Colombia opens talks with rebels

Colombia’s government has opened “exploratory talks” with the country’s main rebel group to try to end a stubborn 50-year-old conflict.

Colombia’s government has opened “exploratory talks” with the country’s main rebel group to try to end a stubborn 50-year-old conflict.

President Juan Manuel Santos announced the move in a brief televised address, confirming mounting rumours of talks, supposedly held in Cuba, between representatives of his government and the left-wing Revolutionary Armed Forces of Colombia (FARC), which is largely a peasant army.

Mr Santos offered no details of the talks, such as when they began, where they had been held, who had participated or what was discussed.

“In the coming days the results of the conversations with the FARC will become known,” said Mr Santos, whose government was able to secure congressional enactment in June of a “peace framework” law that would provide amnesty to rebel leaders.

The FARC, estimated to number about 9,000 fighters, suffered major defeats during a decade-long US-backed military build-up from 2000-2010 but has recently stepped up hit-and-run attacks, including sabotage of oil and coal mining installations.

On Sunday, a car bomb in a rural area of the south-eastern state of Meta killed six people, including two children.

Mr Santos said military operations would continue “on every single centimetre of national territory” during whatever peace process might emerge.

That statement was a clear allusion to the last peace dialogue held with the Farc, when the government surrendered a Switzerland-sized swathe of southern Colombia to the rebels from 1999-2002 and reconciliation efforts collapsed as the guerrillas continued to mount attacks on security forces, kidnap politicians and traffic in cocaine.

“We will learn from the errors of the past in order not to repeat them,” Mr Santos said.

His announcement followed a report yesterday by Venezuelan TV network Telesur that Colombia signed an agreement in Havana, Cuba, earlier in the day to begin peace talks in Oslo, Norway beginning in October.

Colombian officials would neither confirm nor deny those reports.

Mr Santos has faced withering criticism from his predecessor, conservative hardliner Alvaro Uribe, over his peace overtures to the Farc. The 61-year-old economist, from a prominent newspaper family, was Mr Uribe’s defence minister from 2006-2009 and overwhelmingly won election in 2010 in his coattails.

Mr Santos also mentioned in his address that Colombia’s number two rebel band, the National Liberation Army, known by its Spanish-language initials ELN, had expressed a desire to participate in peace talks and said “they, too, could be part of this effort to end the conflict”.

The ELN, believed to number no more than 3,000 fighters, has also held failed peace talks with the government in the past.

In addition to Colombian territory, both the FARC and ELN operate out of rearguard positions in neighbouring countries, especially Venezuela.

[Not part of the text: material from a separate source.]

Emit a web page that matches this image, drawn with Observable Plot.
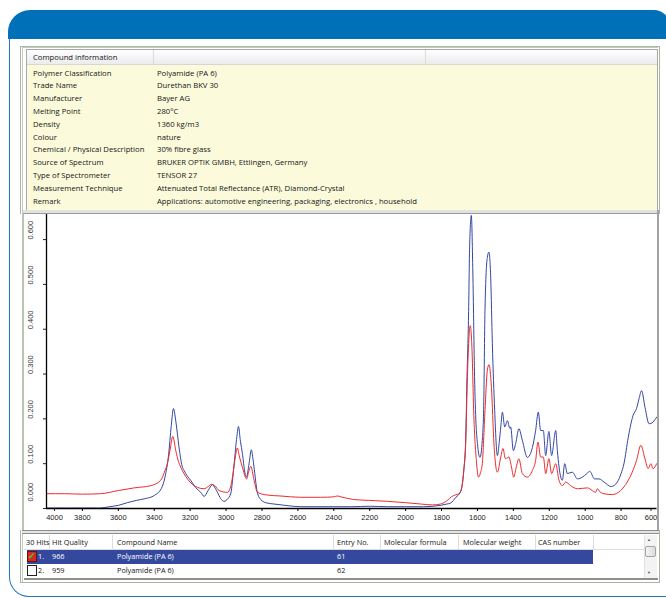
<!DOCTYPE html>
<html><head><meta charset="utf-8">
<script src="https://cdn.jsdelivr.net/npm/d3@7"></script>
<script src="https://cdn.jsdelivr.net/npm/@observablehq/plot@0.6"></script>
<style>
html,body{margin:0;padding:0;}
body{width:666px;height:598px;overflow:hidden;background:#fff;position:relative;font-family:"Open Sans","Noto Sans",sans-serif;color:#151515;}
.a{position:absolute;box-sizing:border-box;}
.t{position:absolute;white-space:nowrap;font-size:7.7px;line-height:12.8px;}
.h{font-size:7.3px;}
</style></head><body>
<script>
// ---------- data ----------
const infoLabels = ["Polymer Classification","Trade Name","Manufacturer","Melting Point","Density","Colour","Chemical / Physical Description","Source of Spectrum","Type of Spectrometer","Measurement Technique","Remark"];
const infoValues = ["Polyamide (PA 6)","Durethan BKV 30","Bayer AG","280°C","1360 kg/m3","nature","30% fibre glass","BRUKER OPTIK GMBH, Ettlingen, Germany","TENSOR 27","Attenuated Total Reflectance (ATR), Diamond-Crystal","Applications: automotive engineering, packaging, electronics , household"];
const hitColumns = ["30 Hits","Hit Quality","Compound Name","Entry No.","Molecular formula","Molecular weight","CAS number"];
const hitRank = ["1.","2."];
const hitQuality = ["966","959"];
const hitName = ["Polyamide (PA 6)","Polyamide (PA 6)"];
const hitEntry = ["61","62"];

const xTicks = [3800,3600,3400,3200,3000,2800,2600,2400,2200,2000,1800,1600,1400,1200,1000,800];
const yTicks = [0.1,0.2,0.3,0.4,0.5,0.6];

const blueWn = [4000,3900,3800,3700,3650,3600,3550,3500,3450,3400,3360,3340,3320,3305,3293,3280,3262,3245,3234,3215,3197,3170,3141,3122,3100,3076,3060,3048,3030,3011,2990,2974,2955,2940,2931,2920,2909,2895,2886,2872,2859,2850,2840,2828,2816,2780,2733,2650,2584,2500,2400,2300,2200,2100,2000,1900,1805,1770,1750,1720,1695,1676,1665,1658,1650,1643,1634,1625,1616,1608,1600,1586,1573,1565,1558,1545,1536,1526,1517,1504,1489,1478,1470,1461,1448,1433,1420,1415,1400,1387,1369,1350,1322,1294,1276,1261,1248,1233,1220,1202,1187,1164,1155,1136,1127,1114,1099,1071,1043,1016,990,975,947,923,895,855,821,800,784,760,733,714,700,686,667,644,622,602];
const blueAbs = [0.001,0.001,0.001,0.001,0.004,0.007,0.013,0.018,0.022,0.029,0.045,0.070,0.120,0.185,0.223,0.195,0.137,0.095,0.085,0.072,0.063,0.047,0.036,0.027,0.040,0.053,0.045,0.036,0.022,0.016,0.022,0.033,0.100,0.160,0.183,0.150,0.123,0.080,0.070,0.100,0.131,0.110,0.078,0.040,0.025,0.013,0.010,0.006,0.004,0.004,0.004,0.004,0.005,0.004,0.004,0.004,0.007,0.010,0.012,0.025,0.037,0.085,0.160,0.294,0.420,0.592,0.654,0.514,0.294,0.190,0.145,0.114,0.152,0.230,0.442,0.560,0.572,0.514,0.368,0.219,0.118,0.150,0.182,0.215,0.182,0.196,0.179,0.182,0.129,0.145,0.178,0.152,0.114,0.136,0.174,0.215,0.174,0.174,0.118,0.172,0.118,0.174,0.129,0.070,0.063,0.100,0.078,0.081,0.066,0.070,0.078,0.083,0.066,0.066,0.059,0.049,0.059,0.078,0.100,0.159,0.208,0.223,0.245,0.263,0.226,0.189,0.193,0.204];

const redWn = [4000,3900,3800,3700,3600,3512,3419,3364,3340,3327,3310,3297,3280,3265,3252,3215,3159,3122,3100,3080,3060,3039,2992,2975,2964,2950,2937,2925,2909,2885,2875,2862,2844,2825,2770,2700,2584,2473,2400,2380,2360,2289,2200,2101,2000,1916,1850,1805,1768,1745,1732,1710,1695,1676,1665,1658,1649,1640,1630,1621,1606,1594,1583,1573,1558,1545,1536,1522,1508,1489,1470,1458,1444,1425,1412,1398,1385,1369,1350,1322,1294,1276,1263,1248,1233,1220,1202,1187,1164,1146,1127,1109,1081,1043,988,960,942,932,915,895,849,803,766,738,714,690,667,649,634,622,602];
const redAbs = [0.033,0.033,0.032,0.033,0.040,0.046,0.051,0.063,0.085,0.100,0.135,0.161,0.129,0.105,0.092,0.066,0.047,0.044,0.049,0.054,0.050,0.040,0.036,0.048,0.070,0.110,0.135,0.115,0.092,0.066,0.080,0.094,0.063,0.036,0.030,0.028,0.025,0.025,0.026,0.028,0.026,0.020,0.018,0.016,0.013,0.010,0.008,0.010,0.018,0.026,0.029,0.032,0.036,0.085,0.150,0.264,0.368,0.408,0.352,0.218,0.107,0.070,0.080,0.100,0.218,0.308,0.321,0.270,0.144,0.081,0.115,0.134,0.111,0.115,0.096,0.070,0.090,0.111,0.078,0.070,0.085,0.107,0.148,0.115,0.115,0.078,0.111,0.078,0.100,0.063,0.051,0.059,0.051,0.044,0.046,0.040,0.036,0.044,0.036,0.033,0.031,0.040,0.059,0.081,0.107,0.141,0.111,0.089,0.100,0.089,0.100];

// ---------- helpers ----------
function box(l,t,w,h,css){const d=document.createElement("div");d.className="a";Object.assign(d.style,{left:l+"px",top:t+"px",width:w+"px",height:h+"px"},css||{});document.body.appendChild(d);return d;}
function txt(l,cy,s,css,cls){const d=document.createElement("div");d.className="t"+(cls?" "+cls:"");d.textContent=s;Object.assign(d.style,{left:l+"px",top:(cy-6.4)+"px"},css||{});document.body.appendChild(d);return d;}

// blue window chrome
box(8,10,662,29,{background:"#0070b9",borderTopLeftRadius:"22px",borderTopRightRadius:"16px"});
box(9,38,680,559,{border:"1.5px solid #2a78c0",borderTop:"none",borderBottomLeftRadius:"20px"});
// outer grey-green frame
box(20,46,640,537,{border:"1px solid #a9b7a2",background:"#fff"});
box(22,47,636,535,{borderLeft:"1px solid #c3cdbb",borderTop:"1px solid #c3cdbb"});

// compound info table
box(26,49,632,162,{background:"#fbfbdc",border:"1px solid #a8a8a8"});
box(27,50,630,15,{background:"linear-gradient(#fefefe,#ececef)",borderBottom:"1px solid #d6d6d6"});
box(153,50,1,15,{background:"#dadada"});
box(425,50,1,15,{background:"#dadada"});
txt(33,57.5,"Compound information");
infoLabels.forEach((s,i)=>{const cy=73+i*12.8;txt(33,cy,s);txt(157,cy,infoValues[i]);});

// grey separator above plot
box(23,210,636,4,{background:"#e2e2e2",borderBottom:"1.5px solid #9b9b9b"});

// plot
const blue = blueWn.map((w,i)=>({wn:w,a:blueAbs[i]}));
const red = redWn.map((w,i)=>({wn:w,a:redAbs[i]}));
const fmt = d3.format(".3f");
const chart = Plot.plot({
  width:640,height:316,marginLeft:26,marginRight:3.5,marginTop:0,marginBottom:22,
  style:{fontFamily:"Liberation Sans, Arial, sans-serif",fontSize:"7.5px",background:"#fff",color:"#222"},
  x:{domain:[4000,600]},
  y:{domain:[0,0.656]},
  marks:[
    Plot.line(blue,{x:"wn",y:"a",stroke:"#3347a3",strokeWidth:1,curve:"monotone-x"}),
    Plot.line(red,{x:"wn",y:"a",stroke:"#ee2b2b",strokeWidth:1,curve:"monotone-x"}),
    Plot.ruleY([0],{stroke:"#000",strokeWidth:1.3}),
    Plot.ruleX([4000],{stroke:"#000",strokeWidth:1.3}),
    Plot.axisX({ticks:xTicks,tickSize:3,tickPadding:3,tickFormat:d3.format("d"),label:null,stroke:"#000"}),
    Plot.axisX({ticks:[4000],tickSize:3,tickPadding:3,tickFormat:d3.format("d"),label:null,dx:8}),
    Plot.axisX({ticks:[600],tickSize:3,tickPadding:3,tickFormat:d3.format("d"),label:null,dx:-6}),
    Plot.axisY({ticks:[0,...yTicks],tickSize:3,tickFormat:()=>"",label:null}),
    Plot.text(yTicks,{y:d=>d,frameAnchor:"left",text:d=>fmt(d),rotate:-90,dx:-16,fill:"#333"}),
    Plot.text([0],{y:d=>d,frameAnchor:"left",text:d=>fmt(d),rotate:-90,dx:-16,dy:-7,fill:"#333"})
  ]
});
const holder = box(20,214,640,316,{});
holder.appendChild(chart);
// plot borders
box(657,210,2,322,{background:"#a3a3a3"});
box(22,214,2,318,{background:"#b8c3b2"});
box(22,530,637,4,{background:"#e4e4e4",borderTop:"1px solid #8d8d8d",borderBottom:"1px solid #8d8d8d"});

// hits table
box(24,534,634,46,{background:"#fff",borderBottom:"2px solid #8f8f8f"});
box(24,535,620,15,{background:"#fff",borderBottom:"1px solid #dcdcdc"});
const sepX=[49,112,333,380,458,535,593];
sepX.forEach(x=>box(x,535,1,15,{background:"#dcdcdc"}));
const colX=[26,52,117,337,384,463,538];
hitColumns.forEach((s,i)=>txt(colX[i],542.5,s,{},"h"));
box(27,550,566,14,{background:"#34499d"});
// row 1
box(27,551,10,11,{background:"#d42a22",border:"1px solid #6a1010"});
txt(28,556.5,"✓",{color:"#3bd23b",fontSize:"9px",fontWeight:"bold"});
txt(38,556.5,hitRank[0],{color:"#fff"},"h");
txt(52,556.5,hitQuality[0],{color:"#fff"},"h");
txt(117,556.5,hitName[0],{color:"#fff"},"h");
txt(337,556.5,hitEntry[0],{color:"#fff"},"h");
// row 2
box(27,565,10,11,{background:"#fff",border:"1px solid #222"});
txt(38,570.5,hitRank[1],{},"h");
txt(52,570.5,hitQuality[1],{},"h");
txt(117,570.5,hitName[1],{},"h");
txt(337,570.5,hitEntry[1],{},"h");
// scrollbar
box(644,535,13,43,{background:"#f3f3f3",borderLeft:"1px solid #e2e2e2"});
box(645,546,11,11,{background:"linear-gradient(90deg,#f4f4f4,#dcdcdc)",border:"1px solid #a5a5a5",borderRadius:"2px"});
txt(647,540,"▲",{fontSize:"4px",color:"#555"});
txt(647,573,"▼",{fontSize:"4px",color:"#555"});
</script>
</body></html>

That country’s president, Hugo Chavez, has been accused in the past by Colombian officials of providing refuge to Colombian rebels and the US has accused senior Venezuela military officials of providing the Farc with arms and helping it traffic in cocaine.

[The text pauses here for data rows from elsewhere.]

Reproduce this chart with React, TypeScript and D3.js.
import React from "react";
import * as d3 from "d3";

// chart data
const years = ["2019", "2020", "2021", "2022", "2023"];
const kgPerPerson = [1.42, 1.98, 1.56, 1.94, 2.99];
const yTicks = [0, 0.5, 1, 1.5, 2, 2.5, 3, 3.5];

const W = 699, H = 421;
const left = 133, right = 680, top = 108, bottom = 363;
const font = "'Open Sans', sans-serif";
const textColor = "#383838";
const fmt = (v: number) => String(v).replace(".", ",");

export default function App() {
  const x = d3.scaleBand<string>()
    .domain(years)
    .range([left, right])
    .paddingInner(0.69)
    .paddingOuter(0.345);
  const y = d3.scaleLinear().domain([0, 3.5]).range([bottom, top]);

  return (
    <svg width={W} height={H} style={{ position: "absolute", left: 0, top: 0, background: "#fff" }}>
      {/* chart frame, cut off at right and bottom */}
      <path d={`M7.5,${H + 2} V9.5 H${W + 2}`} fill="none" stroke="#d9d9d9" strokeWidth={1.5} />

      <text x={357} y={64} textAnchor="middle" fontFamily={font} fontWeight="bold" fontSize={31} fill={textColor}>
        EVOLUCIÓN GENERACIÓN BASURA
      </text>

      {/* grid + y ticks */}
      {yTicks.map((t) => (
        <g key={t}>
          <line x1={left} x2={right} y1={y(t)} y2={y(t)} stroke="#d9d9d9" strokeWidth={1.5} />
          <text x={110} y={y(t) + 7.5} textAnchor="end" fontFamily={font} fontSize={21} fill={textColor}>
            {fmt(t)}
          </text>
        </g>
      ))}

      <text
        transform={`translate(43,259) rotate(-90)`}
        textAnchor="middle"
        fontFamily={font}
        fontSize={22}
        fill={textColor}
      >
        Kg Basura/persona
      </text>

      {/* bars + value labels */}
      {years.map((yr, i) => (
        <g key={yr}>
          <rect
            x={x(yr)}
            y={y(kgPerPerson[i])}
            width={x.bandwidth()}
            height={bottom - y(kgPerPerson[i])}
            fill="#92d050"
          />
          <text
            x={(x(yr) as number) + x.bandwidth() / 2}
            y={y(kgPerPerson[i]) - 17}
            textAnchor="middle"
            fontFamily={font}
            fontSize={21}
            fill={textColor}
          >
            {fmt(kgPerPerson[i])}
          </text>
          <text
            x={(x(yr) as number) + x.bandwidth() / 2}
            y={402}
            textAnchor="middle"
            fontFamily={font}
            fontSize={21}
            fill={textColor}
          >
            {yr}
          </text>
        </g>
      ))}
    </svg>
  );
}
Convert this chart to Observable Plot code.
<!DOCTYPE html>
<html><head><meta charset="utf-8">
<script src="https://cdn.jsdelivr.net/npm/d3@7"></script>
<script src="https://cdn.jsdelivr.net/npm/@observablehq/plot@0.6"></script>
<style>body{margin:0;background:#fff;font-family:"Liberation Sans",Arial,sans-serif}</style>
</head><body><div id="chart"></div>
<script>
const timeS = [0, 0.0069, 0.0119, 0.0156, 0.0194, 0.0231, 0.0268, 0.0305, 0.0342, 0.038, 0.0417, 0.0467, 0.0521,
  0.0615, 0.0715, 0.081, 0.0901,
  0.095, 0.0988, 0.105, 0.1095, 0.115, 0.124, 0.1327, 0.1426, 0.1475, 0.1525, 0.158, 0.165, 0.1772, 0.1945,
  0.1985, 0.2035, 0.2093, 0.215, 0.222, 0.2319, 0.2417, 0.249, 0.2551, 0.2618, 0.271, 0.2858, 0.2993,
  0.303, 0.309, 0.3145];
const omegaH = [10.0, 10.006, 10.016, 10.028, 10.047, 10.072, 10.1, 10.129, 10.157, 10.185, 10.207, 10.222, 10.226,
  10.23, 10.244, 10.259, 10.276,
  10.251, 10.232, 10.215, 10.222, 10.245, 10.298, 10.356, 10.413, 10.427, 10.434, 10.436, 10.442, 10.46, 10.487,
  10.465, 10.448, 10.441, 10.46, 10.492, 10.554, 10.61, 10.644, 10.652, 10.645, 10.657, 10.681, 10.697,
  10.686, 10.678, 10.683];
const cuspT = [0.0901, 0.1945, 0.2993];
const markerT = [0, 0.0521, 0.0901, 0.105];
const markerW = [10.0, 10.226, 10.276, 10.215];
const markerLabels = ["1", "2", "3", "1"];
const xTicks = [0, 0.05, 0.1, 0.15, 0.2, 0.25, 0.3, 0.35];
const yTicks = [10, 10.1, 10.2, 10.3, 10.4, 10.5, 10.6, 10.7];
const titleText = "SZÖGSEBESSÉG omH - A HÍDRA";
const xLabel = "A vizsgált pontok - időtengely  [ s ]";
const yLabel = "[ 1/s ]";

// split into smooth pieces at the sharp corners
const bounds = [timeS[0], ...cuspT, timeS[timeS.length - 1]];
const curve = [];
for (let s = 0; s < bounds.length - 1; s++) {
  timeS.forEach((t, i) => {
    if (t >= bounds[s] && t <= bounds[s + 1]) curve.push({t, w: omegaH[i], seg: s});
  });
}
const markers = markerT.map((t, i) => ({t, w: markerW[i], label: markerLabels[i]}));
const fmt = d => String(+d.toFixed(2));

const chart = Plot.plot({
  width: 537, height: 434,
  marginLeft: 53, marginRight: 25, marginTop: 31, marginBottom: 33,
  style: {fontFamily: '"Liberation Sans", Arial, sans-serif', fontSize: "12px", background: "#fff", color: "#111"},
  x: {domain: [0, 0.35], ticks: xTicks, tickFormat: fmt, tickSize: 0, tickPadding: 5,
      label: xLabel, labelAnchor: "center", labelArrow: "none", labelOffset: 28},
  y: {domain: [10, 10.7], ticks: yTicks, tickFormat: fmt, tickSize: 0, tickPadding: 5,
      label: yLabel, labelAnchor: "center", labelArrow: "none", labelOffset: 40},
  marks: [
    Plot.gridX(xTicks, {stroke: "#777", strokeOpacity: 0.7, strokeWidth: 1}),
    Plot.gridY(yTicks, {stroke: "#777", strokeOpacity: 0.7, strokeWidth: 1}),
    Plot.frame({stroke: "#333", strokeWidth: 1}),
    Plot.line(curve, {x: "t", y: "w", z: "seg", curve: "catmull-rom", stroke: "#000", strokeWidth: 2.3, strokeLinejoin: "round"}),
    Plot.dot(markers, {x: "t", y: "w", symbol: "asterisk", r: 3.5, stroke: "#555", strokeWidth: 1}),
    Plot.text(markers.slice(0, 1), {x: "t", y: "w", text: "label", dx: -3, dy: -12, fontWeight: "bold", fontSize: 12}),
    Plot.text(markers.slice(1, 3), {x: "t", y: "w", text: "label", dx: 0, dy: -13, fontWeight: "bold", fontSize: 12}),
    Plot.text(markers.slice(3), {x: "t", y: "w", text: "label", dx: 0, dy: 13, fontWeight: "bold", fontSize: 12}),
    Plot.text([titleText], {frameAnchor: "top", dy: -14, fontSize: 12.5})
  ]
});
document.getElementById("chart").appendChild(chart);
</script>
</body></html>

Mr Santos, a social progressive, has sought to create the conditions for peace through an ambitious program for returning land stolen from far-right militias to Colombia’s displaced, who number in the hundreds of thousands. But he has faced stiff resistance in rural Colombia, where right-wing criminal bands remain well-entrenched despite a peace pact made during Mr Uribe’s first term under which they purportedly laid down their arms.

Mr Santos has suffered badly in the polls in recent months, dropping from 64% approval in April to 48% in June.

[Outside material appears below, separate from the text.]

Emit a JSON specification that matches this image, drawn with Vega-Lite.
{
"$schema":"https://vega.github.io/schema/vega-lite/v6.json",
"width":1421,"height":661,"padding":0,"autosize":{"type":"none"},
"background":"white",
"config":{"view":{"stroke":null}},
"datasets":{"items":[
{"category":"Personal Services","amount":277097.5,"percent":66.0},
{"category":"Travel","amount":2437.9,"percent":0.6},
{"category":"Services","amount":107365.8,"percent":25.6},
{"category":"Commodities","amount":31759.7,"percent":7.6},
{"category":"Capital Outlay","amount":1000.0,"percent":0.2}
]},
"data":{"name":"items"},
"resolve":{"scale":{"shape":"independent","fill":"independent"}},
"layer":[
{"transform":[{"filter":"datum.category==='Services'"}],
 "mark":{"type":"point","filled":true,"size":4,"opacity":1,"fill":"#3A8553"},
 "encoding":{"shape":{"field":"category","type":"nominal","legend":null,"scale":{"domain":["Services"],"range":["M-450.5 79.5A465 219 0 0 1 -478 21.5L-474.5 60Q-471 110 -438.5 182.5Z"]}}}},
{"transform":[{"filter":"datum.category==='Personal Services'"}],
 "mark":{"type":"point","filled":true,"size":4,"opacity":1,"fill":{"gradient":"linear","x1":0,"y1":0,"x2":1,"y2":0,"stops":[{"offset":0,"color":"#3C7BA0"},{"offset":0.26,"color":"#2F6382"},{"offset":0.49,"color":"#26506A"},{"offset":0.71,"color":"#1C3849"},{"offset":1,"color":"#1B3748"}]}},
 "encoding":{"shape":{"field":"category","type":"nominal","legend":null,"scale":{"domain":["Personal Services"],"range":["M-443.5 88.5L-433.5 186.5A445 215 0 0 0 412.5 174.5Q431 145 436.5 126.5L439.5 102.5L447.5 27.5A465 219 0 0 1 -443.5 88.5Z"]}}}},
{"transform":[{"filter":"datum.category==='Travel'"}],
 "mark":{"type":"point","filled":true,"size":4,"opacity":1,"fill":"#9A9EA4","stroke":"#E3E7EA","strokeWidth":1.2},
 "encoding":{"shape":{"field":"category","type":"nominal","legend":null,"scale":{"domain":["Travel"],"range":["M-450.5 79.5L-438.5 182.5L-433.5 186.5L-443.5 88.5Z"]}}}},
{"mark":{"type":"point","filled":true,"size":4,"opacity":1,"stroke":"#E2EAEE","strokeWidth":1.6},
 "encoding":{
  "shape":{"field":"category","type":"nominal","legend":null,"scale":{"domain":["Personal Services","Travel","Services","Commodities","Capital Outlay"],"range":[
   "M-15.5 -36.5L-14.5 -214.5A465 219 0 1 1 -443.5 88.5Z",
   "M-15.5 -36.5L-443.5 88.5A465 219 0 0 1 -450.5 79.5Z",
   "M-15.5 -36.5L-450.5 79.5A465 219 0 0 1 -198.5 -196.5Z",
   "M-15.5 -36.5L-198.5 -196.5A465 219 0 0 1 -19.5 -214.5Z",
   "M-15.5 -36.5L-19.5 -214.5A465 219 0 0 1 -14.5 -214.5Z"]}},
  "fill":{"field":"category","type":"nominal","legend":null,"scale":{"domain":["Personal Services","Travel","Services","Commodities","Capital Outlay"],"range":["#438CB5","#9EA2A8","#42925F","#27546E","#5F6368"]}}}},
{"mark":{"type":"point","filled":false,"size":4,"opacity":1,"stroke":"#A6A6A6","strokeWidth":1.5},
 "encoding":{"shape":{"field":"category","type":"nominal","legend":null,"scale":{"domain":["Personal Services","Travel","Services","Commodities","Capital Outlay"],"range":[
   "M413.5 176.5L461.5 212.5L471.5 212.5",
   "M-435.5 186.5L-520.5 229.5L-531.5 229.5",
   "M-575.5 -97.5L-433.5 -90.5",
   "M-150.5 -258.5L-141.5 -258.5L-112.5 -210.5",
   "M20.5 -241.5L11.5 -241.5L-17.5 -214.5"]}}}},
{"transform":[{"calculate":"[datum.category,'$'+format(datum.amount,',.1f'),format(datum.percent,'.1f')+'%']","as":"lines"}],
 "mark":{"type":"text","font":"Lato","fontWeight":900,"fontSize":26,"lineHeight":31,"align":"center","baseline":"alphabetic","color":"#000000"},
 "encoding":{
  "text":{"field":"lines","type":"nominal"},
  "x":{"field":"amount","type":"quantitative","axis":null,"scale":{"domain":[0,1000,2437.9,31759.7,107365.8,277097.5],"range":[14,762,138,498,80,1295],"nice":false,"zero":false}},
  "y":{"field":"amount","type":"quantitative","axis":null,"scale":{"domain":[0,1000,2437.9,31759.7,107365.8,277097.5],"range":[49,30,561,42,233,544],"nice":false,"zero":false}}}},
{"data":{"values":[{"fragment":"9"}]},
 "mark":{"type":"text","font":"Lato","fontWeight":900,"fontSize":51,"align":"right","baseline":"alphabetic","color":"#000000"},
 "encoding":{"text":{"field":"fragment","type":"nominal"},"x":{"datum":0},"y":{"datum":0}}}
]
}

Analysts welcomed Mr Santos’ announcement but stressed that a raft of formidable obstacles stand between him and peace with the Farc, beginning with the government’s ability to guarantee the safety of demobilised rebels.

A serious attempt in the 1980s to attain peace with the Farc also failed, in large part due to the wholesale slaughter by right-wing death squads of an estimated 5,000 rebels who decided to lay down their arms and enter politics.

Ariel Avila of the Nuevo Arco Iris think-tank said he feared Mr Santos was making “a risky bet” because any eventual peace dialogue was apt to get “trapped in the electoral process” that culminates in 2014 presidential elections.

Mr Santos has not announced whether he will seek re-election.